Abstract
I- INTRODUCTION
II- PROBLEM STATEMENT
III- RELATED WORK
IV- THE COLLEGE ADMISSION ALGORITHM
V- THE PROPOSED ALGORITHM
VI- DATASETS
VII- CLUSTERING RESULTS AND DISCUSSION
VIII- CONCLUSION
REFERENCES
Abstract
This paper proposes a novel supervised clustering algorithm to analyze large datasets. The proposed clustering algorithm models the problem as a matching problem between two disjoint sets of agents, namely, centroids and data points. This novel view of the clustering problem allows the proposed algorithm to be multi-objective, where each agent may have its own objective function. The proposed algorithm is used to maximize the purity and similarity in each cluster simultaneously. Our algorithm shows promising performance when tested using two different transportation datasets.
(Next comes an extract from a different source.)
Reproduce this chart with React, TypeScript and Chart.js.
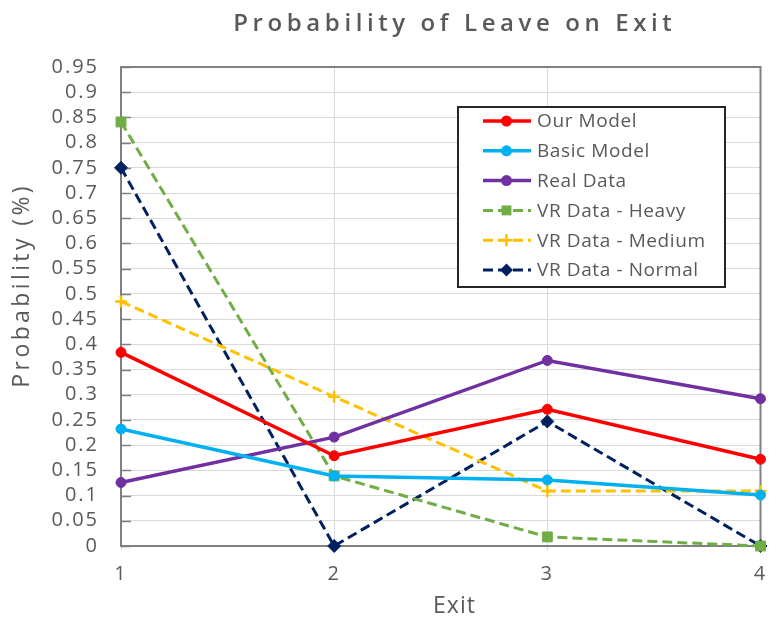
import React, { useEffect, useRef } from 'react';
import { Chart, registerables } from 'chart.js';

Chart.register(...registerables);

// ---- data ----
const exitLabels = ['1', '2', '3', '4'];
const ourModel = [0.384, 0.179, 0.271, 0.172];
const basicModel = [0.232, 0.139, 0.131, 0.101];
const realData = [0.126, 0.216, 0.368, 0.292];
const vrHeavy = [0.841, 0.139, 0.018, 0];
const vrMedium = [0.485, 0.296, 0.109, 0.109];
const vrNormal = [0.75, 0, 0.247, 0];
const seriesNames = ['Our Model', 'Basic Model', 'Real Data', 'VR Data - Heavy', 'VR Data - Medium', 'VR Data - Normal'];
const seriesValues = [ourModel, basicModel, realData, vrHeavy, vrMedium, vrNormal];

const yMin = 0;
const yMax = 0.95;
const yStep = 0.05;

const titleText = 'Probability of Leave on Exit';
const xTitleText = 'Exit';
const yTitleText = 'Probability (%)';

// ---- styles ----
const FONT = "'Open Sans', sans-serif";
const TEXT = '#595959';
const AXIS = '#808080';
const GRID = '#D9D9D9';

const seriesStyles = [
  { color: '#FF0000', dash: [] as number[], point: 'circle', r: 5, width: 3.5 },
  { color: '#00B0F0', dash: [] as number[], point: 'circle', r: 5, width: 3.5 },
  { color: '#7030A0', dash: [] as number[], point: 'circle', r: 5, width: 3.5 },
  { color: '#70AD47', dash: [10, 5], point: 'rect', r: 7, width: 3 },
  { color: '#FFC000', dash: [10, 5], point: 'cross', r: 6, width: 3 },
  { color: '#002060', dash: [10, 5], point: 'rectRot', r: 6.5, width: 3 },
];

function drawMarker(ctx: CanvasRenderingContext2D, style: string, x: number, y: number, r: number, color: string) {
  ctx.save();
  ctx.setLineDash([]);
  ctx.fillStyle = color;
  ctx.strokeStyle = color;
  ctx.lineWidth = 2.5;
  ctx.beginPath();
  if (style === 'circle') {
    ctx.arc(x, y, r + 0.5, 0, Math.PI * 2);
    ctx.fill();
  } else if (style === 'rect') {
    const s = r * Math.SQRT1_2;
    ctx.rect(x - s, y - s, 2 * s, 2 * s);
    ctx.fill();
  } else if (style === 'rectRot') {
    ctx.moveTo(x, y - r);
    ctx.lineTo(x + r, y);
    ctx.lineTo(x, y + r);
    ctx.lineTo(x - r, y);
    ctx.closePath();
    ctx.fill();
  } else if (style === 'cross') {
    ctx.moveTo(x, y - r);
    ctx.lineTo(x, y + r);
    ctx.moveTo(x - r, y);
    ctx.lineTo(x + r, y);
    ctx.stroke();
  }
  ctx.restore();
}

const decorPlugin = {
  id: 'decor',
  beforeDraw(chart: any) {
    const ctx = chart.ctx as any;
    ctx.letterSpacing = '2px';
  },
  beforeDatasetsDraw(chart: any) {
    const ctx = chart.ctx as CanvasRenderingContext2D;
    const { left, right, top, bottom } = chart.chartArea;
    ctx.save();
    ctx.strokeStyle = AXIS;
    ctx.lineWidth = 2;
    ctx.beginPath();
    ctx.moveTo(left, top);
    ctx.lineTo(right, top);
    ctx.lineTo(right, bottom);
    ctx.stroke();
    // inward ticks on y axis
    const ys = chart.scales.y;
    ctx.lineWidth = 1.5;
    ctx.beginPath();
    ys.ticks.forEach((t: any) => {
      const py = Math.round(ys.getPixelForValue(t.value)) + 0.5;
      ctx.moveTo(left, py);
      ctx.lineTo(left + 10, py);
    });
    ctx.stroke();
    ctx.restore();
  },
  afterDraw(chart: any) {
    const ctx = chart.ctx as any;
    ctx.save();
    ctx.fillStyle = TEXT;
    // title
    ctx.font = `600 24px ${FONT}`;
    ctx.letterSpacing = '4.6px';
    ctx.textAlign = 'left';
    ctx.textBaseline = 'alphabetic';
    const tw = ctx.measureText(titleText).width - 4.6;
    ctx.fillText(titleText, 452.5 - tw / 2, 31);
    // x title
    ctx.font = `23px ${FONT}`;
    ctx.letterSpacing = '1px';
    const xw = ctx.measureText(xTitleText).width - 1;
    ctx.fillText(xTitleText, 454 - xw / 2, 613);
    // y title
    ctx.save();
    ctx.translate(22, 287);
    ctx.rotate(-Math.PI / 2);
    ctx.font = `23px ${FONT}`;
    ctx.letterSpacing = '3.4px';
    ctx.textBaseline = 'middle';
    const yw = ctx.measureText(yTitleText).width - 3.4;
    ctx.fillText(yTitleText, -yw / 2, 0);
    ctx.restore();

    // legend
    const bx = 458, by = 107, bw = 267, bh = 180;
    ctx.fillStyle = '#FFFFFF';
    ctx.fillRect(bx, by, bw, bh);
    ctx.strokeStyle = '#262626';
    ctx.lineWidth = 2;
    ctx.strokeRect(bx, by, bw, bh);
    ctx.font = `19px ${FONT}`;
    ctx.letterSpacing = '0.6px';
    ctx.textBaseline = 'middle';
    chart.data.datasets.forEach((ds: any, i: number) => {
      const st = seriesStyles[i];
      const ry = 121 + i * 29.8;
      ctx.save();
      ctx.strokeStyle = st.color;
      ctx.lineWidth = st.width;
      ctx.setLineDash(st.dash);
      ctx.beginPath();
      ctx.moveTo(483, ry);
      ctx.lineTo(531, ry);
      ctx.stroke();
      ctx.restore();
      drawMarker(ctx, st.point, 506.5, ry, st.point === 'circle' ? 5 : st.r, st.color);
      ctx.fillStyle = TEXT;
      ctx.fillText(ds.label, 537, ry + 1);
    });
    ctx.restore();
  },
};

export default function App() {
  const canvasRef = useRef<HTMLCanvasElement | null>(null);

  useEffect(() => {
    const canvas = canvasRef.current;
    if (!canvas) return;
    const datasets = seriesNames.map((name, i) => {
      const st = seriesStyles[i];
      return {
        label: name,
        data: seriesValues[i],
        borderColor: st.color,
        backgroundColor: st.color,
        borderWidth: st.width,
        borderDash: st.dash,
        pointStyle: st.point,
        pointRadius: st.r,
        pointBorderWidth: st.point === 'cross' ? 2.5 : 1,
        pointBackgroundColor: st.color,
        pointBorderColor: st.color,
        tension: 0,
        fill: false,
        clip: false,
      };
    });
    const chart = new Chart(canvas, {
      type: 'line',
      data: { labels: exitLabels, datasets: datasets as any },
      options: {
        animation: false,
        responsive: false,
        devicePixelRatio: 1,
        layout: { padding: { top: 67, right: 5, left: 0, bottom: 0 } },
        plugins: {
          legend: { display: false },
          title: { display: false },
          tooltip: { enabled: false },
        },
        scales: {
          x: {
            type: 'category',
            offset: false,
            grid: { color: GRID, lineWidth: 1, drawTicks: true, tickLength: 4 },
            border: { color: AXIS, width: 2 },
            ticks: {
              color: TEXT,
              font: { family: FONT, size: 20 },
              padding: 12,
              maxRotation: 0,
            },
            afterFit: (s: any) => {
              s.height = 74;
              s.paddingLeft = 0;
              s.paddingRight = 0;
            },
          },
          y: {
            type: 'linear',
            min: yMin,
            max: yMax,
            grid: { color: GRID, lineWidth: 1, drawTicks: false },
            border: { color: AXIS, width: 2 },
            ticks: {
              stepSize: yStep,
              autoSkip: false,
              color: TEXT,
              font: { family: FONT, size: 20 },
              padding: 22,
              callback: (v: any) => Number(Number(v).toFixed(2)).toString(),
            },
            afterFit: (s: any) => {
              s.width = 121;
            },
          },
        },
      },
      plugins: [decorPlugin],
    });
    return () => chart.destroy();
  }, []);

  return (
    <div style={{ position: 'absolute', left: 0, top: 0, width: 769, height: 620, background: '#fff' }}>
      <canvas ref={canvasRef} width={769} height={620} style={{ display: 'block', width: 769, height: 620 }} />
    </div>
  );
}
The first dataset includes speed measurements along a section of Interstate 64 in the state of Virginia, while the second dataset includes the bike station status of a bike sharing system (BSS) in the San Francisco Bay Area. We clustered each dataset separately to examine how traffic and bike patterns change within clusters and then determined when and where the system would be congested or imbalanced, respectively. Using a spatial analysis of these congestion states or imbalance points, we propose potential solutions for decision makers and agencies to improve the operations of I-64 and the BSS. We demonstrate that the proposed algorithm produces better results than classical kmeans clustering algorithms when applied to our datasets with respect to a time event. The contributions of our paper are: 1) we developed a multi-objective clustering algorithm; 2) the algorithm is scalable (polynomial order), fast, and simple; and 3) the algorithm simultaneously identifies a stable number of clusters and clusters the data.
INTRODUCTION
WITH the growth of new technologies, smart cities and urban areas are adapting advanced devices to control and monitor transportation networks and thus provide better service to the public and private sectors. These devices collect data through many sensors in the city’s infrastructure. Agencies and researchers exploring the massive amounts of collected data often find it challenging to draw meaningful conclusions due the sheer size of the datasets. One way to deal with such data is to use clustering approaches. In the transportation field, operating agencies (such as departments of transportation) have been collecting data to improve the efficiency of the transportation network and provide a better service for all transportation modes. Clustering the travel times or speeds of transportation modes could help operating agencies to better manage the transportation network. In particular, the collected data could be reduced to find the cluster centroids (i.e., the means of the clusters) that represent the entire data with respect to a time event such as time of day, day of month, and month of the year. This could help operating agencies answer several questions related to traffic operations such as, “Can we discriminate between recurrent congestion and outliers?” and “Can we identify how many time periods we need to plan for in terms of resource and congestion management?”